> _Exercise directions_: Of all the lines in the material, how many include the word "React"? Give only the number.

> _Material_:

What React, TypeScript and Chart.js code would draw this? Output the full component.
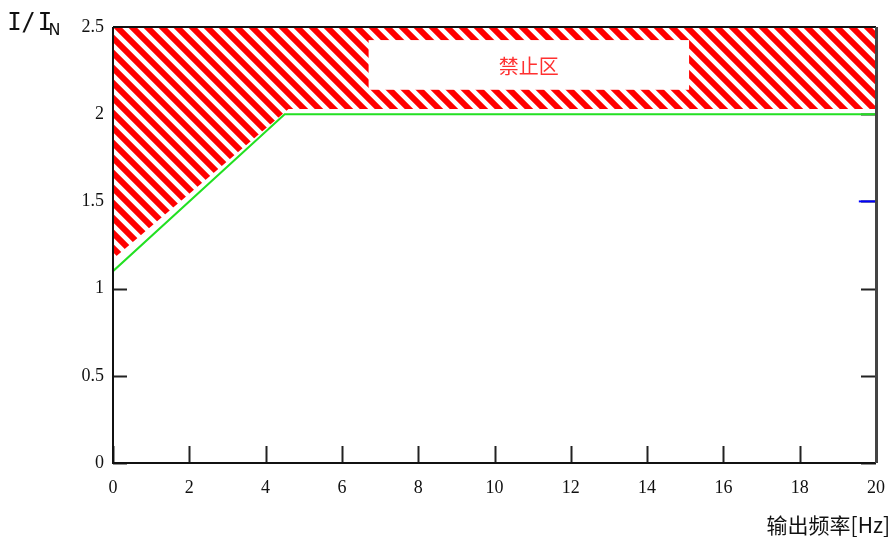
import React, { useEffect, useRef } from "react";
import { Chart, registerables } from "chart.js";

Chart.register(...registerables);

// Data
const limitX = [0, 4.5, 20];
const limitY = [1.1, 2.0, 2.0];
const zoneX = [0, 4.6, 20];
const zoneY = [1.17, 2.03, 2.03];
const markerX = [19.55, 20];
const markerY = [1.5, 1.5];
const xTickValues = [0, 2, 4, 6, 8, 10, 12, 14, 16, 18, 20];
const yTickValues = [0, 0.5, 1, 1.5, 2, 2.5];
const zoneLabel = "禁止区";
const xTitle = "输出频率[Hz]";
const yTitleParts = ["I", "/", "I"];
const yTitleSub = "N";
const labelBoxX = [6.7, 15.1];
const labelBoxY = [2.14, 2.425];

function makePattern(): CanvasPattern | string {
  const s = 15;
  const big = document.createElement("canvas");
  big.width = s * 3;
  big.height = s * 3;
  const b = big.getContext("2d");
  if (!b) return "red";
  b.fillStyle = "#ffffff";
  b.fillRect(0, 0, s * 3, s * 3);
  b.strokeStyle = "#ff0000";
  b.lineWidth = 6;
  for (let k = -4; k <= 4; k++) {
    b.beginPath();
    b.moveTo(k * s - 5, -5);
    b.lineTo(k * s + 3 * s + 5, 3 * s + 5);
    b.stroke();
  }
  const pc = document.createElement("canvas");
  pc.width = s;
  pc.height = s;
  const c = pc.getContext("2d");
  if (!c) return "red";
  try {
    (c as any).filter = "blur(0.7px)";
  } catch (e) {}
  c.drawImage(big, -s, -s);
  const p = c.createPattern(pc, "repeat");
  return p || "red";
}

const framePlugin = {
  id: "frame",
  beforeDatasetsDraw(chart: any) {
    const { ctx, chartArea } = chart;
    const xs = chart.scales.x;
    const ys = chart.scales.y;
    ctx.save();
    ctx.strokeStyle = "#222";
    ctx.lineWidth = 2;
    for (const v of yTickValues) {
      const py = Math.round(ys.getPixelForValue(v)) + 0.5;
      ctx.beginPath();
      ctx.moveTo(chartArea.left, py);
      ctx.lineTo(chartArea.left + 14, py);
      ctx.moveTo(chartArea.right - 15, py);
      ctx.lineTo(chartArea.right, py);
      ctx.stroke();
    }
    for (const v of xTickValues) {
      const px = Math.round(xs.getPixelForValue(v)) + 0.5;
      ctx.beginPath();
      ctx.moveTo(px, chartArea.bottom);
      ctx.lineTo(px, chartArea.bottom - 17);
      ctx.stroke();
    }
    ctx.restore();
  },
  afterDatasetsDraw(chart: any) {
    const { ctx, chartArea } = chart;
    const xs = chart.scales.x;
    const ys = chart.scales.y;
    ctx.save();
    const bx0 = xs.getPixelForValue(labelBoxX[0]);
    const bx1 = xs.getPixelForValue(labelBoxX[1]);
    const by0 = ys.getPixelForValue(labelBoxY[1]);
    const by1 = ys.getPixelForValue(labelBoxY[0]);
    ctx.fillStyle = "#ffffff";
    ctx.fillRect(bx0, by0, bx1 - bx0, by1 - by0);
    ctx.fillStyle = "#ff3030";
    ctx.font = '20px "Noto Sans CJK SC"';
    ctx.textAlign = "center";
    ctx.textBaseline = "middle";
    ctx.fillText(zoneLabel, (bx0 + bx1) / 2, (by0 + by1) / 2 + 1);
    ctx.strokeStyle = "#111";
    ctx.lineWidth = 2;
    ctx.beginPath();
    ctx.moveTo(chartArea.left, chartArea.top);
    ctx.lineTo(chartArea.right, chartArea.top);
    ctx.moveTo(chartArea.left, chartArea.top);
    ctx.lineTo(chartArea.left, chartArea.bottom);
    ctx.lineTo(chartArea.right, chartArea.bottom);
    ctx.stroke();
    ctx.strokeStyle = "#444";
    ctx.lineWidth = 3;
    ctx.beginPath();
    ctx.moveTo(chartArea.right + 0.5, chartArea.top);
    ctx.lineTo(chartArea.right + 0.5, chartArea.bottom);
    ctx.stroke();
    ctx.restore();
  },
  afterDraw(chart: any) {
    const { ctx, width } = chart;
    ctx.save();
    ctx.fillStyle = "#111";
    ctx.textBaseline = "alphabetic";
    ctx.textAlign = "center";
    ctx.font = '24px "DejaVu Sans Mono"';
    const centers = [14.5, 28.5, 45];
    yTitleParts.forEach((ch, i) => ctx.fillText(ch, centers[i], 30));
    ctx.textAlign = "left";
    ctx.font = '16px "DejaVu Sans"';
    ctx.fillText(yTitleSub, 48.5, 35);
    ctx.font = '21px "Noto Sans CJK SC"';
    ctx.textAlign = "right";
    ctx.fillText(xTitle, width - 3, 533);
    ctx.restore();
  },
};

export default function App() {
  const ref = useRef<HTMLCanvasElement | null>(null);
  useEffect(() => {
    document.body.style.margin = "0";
    const canvas = ref.current;
    if (!canvas) return;
    const pattern = makePattern();
    const chart = new Chart(canvas, {
      type: "line",
      data: {
        datasets: [
          {
            label: "limit",
            data: limitX.map((x, i) => ({ x, y: limitY[i] })),
            borderColor: "#22e022",
            borderWidth: 2,
            pointRadius: 0,
            fill: false,
            tension: 0,
          },
          {
            label: "marker",
            data: markerX.map((x, i) => ({ x, y: markerY[i] })),
            borderColor: "#0000ff",
            borderWidth: 2,
            pointRadius: 0,
            fill: false,
          },
          {
            label: "zone",
            data: zoneX.map((x, i) => ({ x, y: zoneY[i] })),
            borderColor: "rgba(0,0,0,0)",
            borderWidth: 0,
            pointRadius: 0,
            backgroundColor: pattern as any,
            fill: "end",
            tension: 0,
          },
        ],
      },
      options: {
        animation: false,
        responsive: false,
        devicePixelRatio: 1,
        layout: { padding: { left: 0, right: 17, top: 27, bottom: 0 } },
        plugins: {
          legend: { display: false },
          tooltip: { enabled: false },
          title: { display: false },
        },
        scales: {
          x: {
            type: "linear",
            min: 0,
            max: 20,
            afterFit: (s: any) => {
              s.height = 76;
            },
            afterBuildTicks: (s: any) => {
              s.ticks = xTickValues.map((v) => ({ value: v }));
            },
            grid: { display: false },
            border: { display: false },
            ticks: {
              color: "#111",
              padding: 6,
              font: { family: '"Liberation Serif"', size: 18 },
              maxRotation: 0,
              callback: (v: any) => String(v),
            },
          },
          y: {
            type: "linear",
            min: 0,
            max: 2.5,
            afterFit: (s: any) => {
              s.width = 113;
            },
            afterBuildTicks: (s: any) => {
              s.ticks = yTickValues.map((v) => ({ value: v }));
            },
            grid: { display: false },
            border: { display: false },
            ticks: {
              color: "#111",
              padding: 1,
              font: { family: '"Liberation Serif"', size: 18 },
              callback: (v: any) => String(v),
            },
          },
        },
      },
      plugins: [framePlugin],
    });
    return () => chart.destroy();
  }, []);
  return (
    <div style={{ width: 893, height: 539 }}>
      <canvas ref={ref} width={893} height={539} style={{ display: "block", width: 893, height: 539 }} />
    </div>
  );
}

> _Correct response_: 2